The exercise = Output the material word for word. Leave each picture out.

Data section =
========================================================================
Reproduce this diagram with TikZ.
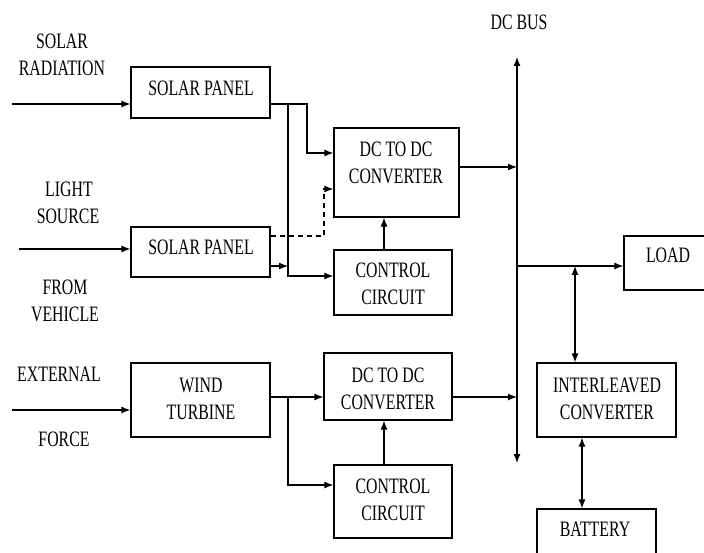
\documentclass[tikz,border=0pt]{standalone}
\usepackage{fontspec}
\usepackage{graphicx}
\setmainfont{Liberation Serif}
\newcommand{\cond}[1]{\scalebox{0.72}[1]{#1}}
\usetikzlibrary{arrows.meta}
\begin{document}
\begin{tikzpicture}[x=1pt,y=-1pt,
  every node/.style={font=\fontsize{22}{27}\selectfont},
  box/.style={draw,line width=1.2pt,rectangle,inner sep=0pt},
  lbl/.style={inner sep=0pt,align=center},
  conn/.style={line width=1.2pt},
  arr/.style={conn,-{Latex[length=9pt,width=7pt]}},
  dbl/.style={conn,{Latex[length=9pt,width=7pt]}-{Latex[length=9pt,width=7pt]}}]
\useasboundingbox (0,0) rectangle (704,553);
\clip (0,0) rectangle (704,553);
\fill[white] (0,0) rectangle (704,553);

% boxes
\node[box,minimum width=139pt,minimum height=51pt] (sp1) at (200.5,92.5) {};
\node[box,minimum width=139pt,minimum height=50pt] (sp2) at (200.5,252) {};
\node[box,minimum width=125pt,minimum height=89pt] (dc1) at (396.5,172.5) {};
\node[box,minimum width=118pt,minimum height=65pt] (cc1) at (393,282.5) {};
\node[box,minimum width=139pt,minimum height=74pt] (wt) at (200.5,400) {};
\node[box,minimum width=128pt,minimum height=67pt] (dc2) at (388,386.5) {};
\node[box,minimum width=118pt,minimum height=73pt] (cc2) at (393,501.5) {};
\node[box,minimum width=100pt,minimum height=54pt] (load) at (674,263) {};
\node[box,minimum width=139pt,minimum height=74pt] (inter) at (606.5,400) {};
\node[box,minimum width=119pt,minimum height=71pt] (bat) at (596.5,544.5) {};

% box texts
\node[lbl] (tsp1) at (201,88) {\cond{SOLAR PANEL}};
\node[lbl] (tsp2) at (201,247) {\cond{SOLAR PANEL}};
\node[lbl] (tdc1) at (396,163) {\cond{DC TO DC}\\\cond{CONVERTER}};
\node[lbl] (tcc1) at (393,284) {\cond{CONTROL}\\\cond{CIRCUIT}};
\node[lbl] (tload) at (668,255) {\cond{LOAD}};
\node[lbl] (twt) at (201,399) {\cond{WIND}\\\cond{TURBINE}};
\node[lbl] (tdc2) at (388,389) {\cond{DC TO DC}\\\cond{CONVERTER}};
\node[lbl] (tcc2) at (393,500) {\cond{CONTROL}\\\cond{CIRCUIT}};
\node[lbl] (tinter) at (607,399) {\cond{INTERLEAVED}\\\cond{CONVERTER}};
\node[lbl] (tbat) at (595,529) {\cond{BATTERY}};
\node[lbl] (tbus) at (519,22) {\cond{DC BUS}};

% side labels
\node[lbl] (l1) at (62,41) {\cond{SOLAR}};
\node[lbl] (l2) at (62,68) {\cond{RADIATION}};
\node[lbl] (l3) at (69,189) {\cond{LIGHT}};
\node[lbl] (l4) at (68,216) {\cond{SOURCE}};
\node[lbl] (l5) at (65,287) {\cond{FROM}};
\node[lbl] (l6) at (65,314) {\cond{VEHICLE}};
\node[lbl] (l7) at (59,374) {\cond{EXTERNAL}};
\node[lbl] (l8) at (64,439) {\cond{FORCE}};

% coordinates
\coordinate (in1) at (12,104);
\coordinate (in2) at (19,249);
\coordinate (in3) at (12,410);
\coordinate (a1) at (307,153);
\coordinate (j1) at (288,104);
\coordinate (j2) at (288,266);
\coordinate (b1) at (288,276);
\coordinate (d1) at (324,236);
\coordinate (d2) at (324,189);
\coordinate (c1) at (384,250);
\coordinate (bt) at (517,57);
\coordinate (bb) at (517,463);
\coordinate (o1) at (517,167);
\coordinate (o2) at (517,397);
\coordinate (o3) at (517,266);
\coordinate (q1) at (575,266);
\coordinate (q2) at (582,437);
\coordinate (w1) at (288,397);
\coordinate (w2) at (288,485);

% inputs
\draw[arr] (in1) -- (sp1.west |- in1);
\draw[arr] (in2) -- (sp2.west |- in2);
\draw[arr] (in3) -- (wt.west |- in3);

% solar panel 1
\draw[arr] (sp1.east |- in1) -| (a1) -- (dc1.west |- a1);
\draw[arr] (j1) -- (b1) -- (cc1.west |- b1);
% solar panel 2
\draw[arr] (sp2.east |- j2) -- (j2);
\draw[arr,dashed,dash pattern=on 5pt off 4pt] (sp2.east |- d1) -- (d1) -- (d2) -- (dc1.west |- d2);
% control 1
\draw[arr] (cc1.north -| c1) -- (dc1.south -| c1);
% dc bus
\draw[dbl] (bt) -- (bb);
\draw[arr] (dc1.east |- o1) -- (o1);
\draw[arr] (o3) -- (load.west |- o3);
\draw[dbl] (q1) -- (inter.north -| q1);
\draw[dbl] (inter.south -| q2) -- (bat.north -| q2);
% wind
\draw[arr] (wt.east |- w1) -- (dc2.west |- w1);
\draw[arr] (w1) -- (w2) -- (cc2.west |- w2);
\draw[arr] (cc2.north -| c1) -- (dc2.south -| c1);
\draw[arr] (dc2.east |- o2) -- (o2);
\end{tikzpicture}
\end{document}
========================================================================
Output for this exercise =
Reproduce this diagram with TikZ.
\documentclass[tikz,border=0pt]{standalone}
\usepackage{fontspec}
\usepackage{graphicx}
\setmainfont{Liberation Serif}
\newcommand{\cond}[1]{\scalebox{0.72}[1]{#1}}
\usetikzlibrary{arrows.meta}
\begin{document}
\begin{tikzpicture}[x=1pt,y=-1pt,
  every node/.style={font=\fontsize{22}{27}\selectfont},
  box/.style={draw,line width=1.2pt,rectangle,inner sep=0pt},
  lbl/.style={inner sep=0pt,align=center},
  conn/.style={line width=1.2pt},
  arr/.style={conn,-{Latex[length=9pt,width=7pt]}},
  dbl/.style={conn,{Latex[length=9pt,width=7pt]}-{Latex[length=9pt,width=7pt]}}]
\useasboundingbox (0,0) rectangle (704,553);
\clip (0,0) rectangle (704,553);
\fill[white] (0,0) rectangle (704,553);

% boxes
\node[box,minimum width=139pt,minimum height=51pt] (sp1) at (200.5,92.5) {};
\node[box,minimum width=139pt,minimum height=50pt] (sp2) at (200.5,252) {};
\node[box,minimum width=125pt,minimum height=89pt] (dc1) at (396.5,172.5) {};
\node[box,minimum width=118pt,minimum height=65pt] (cc1) at (393,282.5) {};
\node[box,minimum width=139pt,minimum height=74pt] (wt) at (200.5,400) {};
\node[box,minimum width=128pt,minimum height=67pt] (dc2) at (388,386.5) {};
\node[box,minimum width=118pt,minimum height=73pt] (cc2) at (393,501.5) {};
\node[box,minimum width=100pt,minimum height=54pt] (load) at (674,263) {};
\node[box,minimum width=139pt,minimum height=74pt] (inter) at (606.5,400) {};
\node[box,minimum width=119pt,minimum height=71pt] (bat) at (596.5,544.5) {};

% box texts
\node[lbl] (tsp1) at (201,88) {\cond{SOLAR PANEL}};
\node[lbl] (tsp2) at (201,247) {\cond{SOLAR PANEL}};
\node[lbl] (tdc1) at (396,163) {\cond{DC TO DC}\\\cond{CONVERTER}};
\node[lbl] (tcc1) at (393,284) {\cond{CONTROL}\\\cond{CIRCUIT}};
\node[lbl] (tload) at (668,255) {\cond{LOAD}};
\node[lbl] (twt) at (201,399) {\cond{WIND}\\\cond{TURBINE}};
\node[lbl] (tdc2) at (388,389) {\cond{DC TO DC}\\\cond{CONVERTER}};
\node[lbl] (tcc2) at (393,500) {\cond{CONTROL}\\\cond{CIRCUIT}};
\node[lbl] (tinter) at (607,399) {\cond{INTERLEAVED}\\\cond{CONVERTER}};
\node[lbl] (tbat) at (595,529) {\cond{BATTERY}};
\node[lbl] (tbus) at (519,22) {\cond{DC BUS}};

% side labels
\node[lbl] (l1) at (62,41) {\cond{SOLAR}};
\node[lbl] (l2) at (62,68) {\cond{RADIATION}};
\node[lbl] (l3) at (69,189) {\cond{LIGHT}};
\node[lbl] (l4) at (68,216) {\cond{SOURCE}};
\node[lbl] (l5) at (65,287) {\cond{FROM}};
\node[lbl] (l6) at (65,314) {\cond{VEHICLE}};
\node[lbl] (l7) at (59,374) {\cond{EXTERNAL}};
\node[lbl] (l8) at (64,439) {\cond{FORCE}};

% coordinates
\coordinate (in1) at (12,104);
\coordinate (in2) at (19,249);
\coordinate (in3) at (12,410);
\coordinate (a1) at (307,153);
\coordinate (j1) at (288,104);
\coordinate (j2) at (288,266);
\coordinate (b1) at (288,276);
\coordinate (d1) at (324,236);
\coordinate (d2) at (324,189);
\coordinate (c1) at (384,250);
\coordinate (bt) at (517,57);
\coordinate (bb) at (517,463);
\coordinate (o1) at (517,167);
\coordinate (o2) at (517,397);
\coordinate (o3) at (517,266);
\coordinate (q1) at (575,266);
\coordinate (q2) at (582,437);
\coordinate (w1) at (288,397);
\coordinate (w2) at (288,485);

% inputs
\draw[arr] (in1) -- (sp1.west |- in1);
\draw[arr] (in2) -- (sp2.west |- in2);
\draw[arr] (in3) -- (wt.west |- in3);

% solar panel 1
\draw[arr] (sp1.east |- in1) -| (a1) -- (dc1.west |- a1);
\draw[arr] (j1) -- (b1) -- (cc1.west |- b1);
% solar panel 2
\draw[arr] (sp2.east |- j2) -- (j2);
\draw[arr,dashed,dash pattern=on 5pt off 4pt] (sp2.east |- d1) -- (d1) -- (d2) -- (dc1.west |- d2);
% control 1
\draw[arr] (cc1.north -| c1) -- (dc1.south -| c1);
% dc bus
\draw[dbl] (bt) -- (bb);
\draw[arr] (dc1.east |- o1) -- (o1);
\draw[arr] (o3) -- (load.west |- o3);
\draw[dbl] (q1) -- (inter.north -| q1);
\draw[dbl] (inter.south -| q2) -- (bat.north -| q2);
% wind
\draw[arr] (wt.east |- w1) -- (dc2.west |- w1);
\draw[arr] (w1) -- (w2) -- (cc2.west |- w2);
\draw[arr] (cc2.north -| c1) -- (dc2.south -| c1);
\draw[arr] (dc2.east |- o2) -- (o2);
\end{tikzpicture}
\end{document}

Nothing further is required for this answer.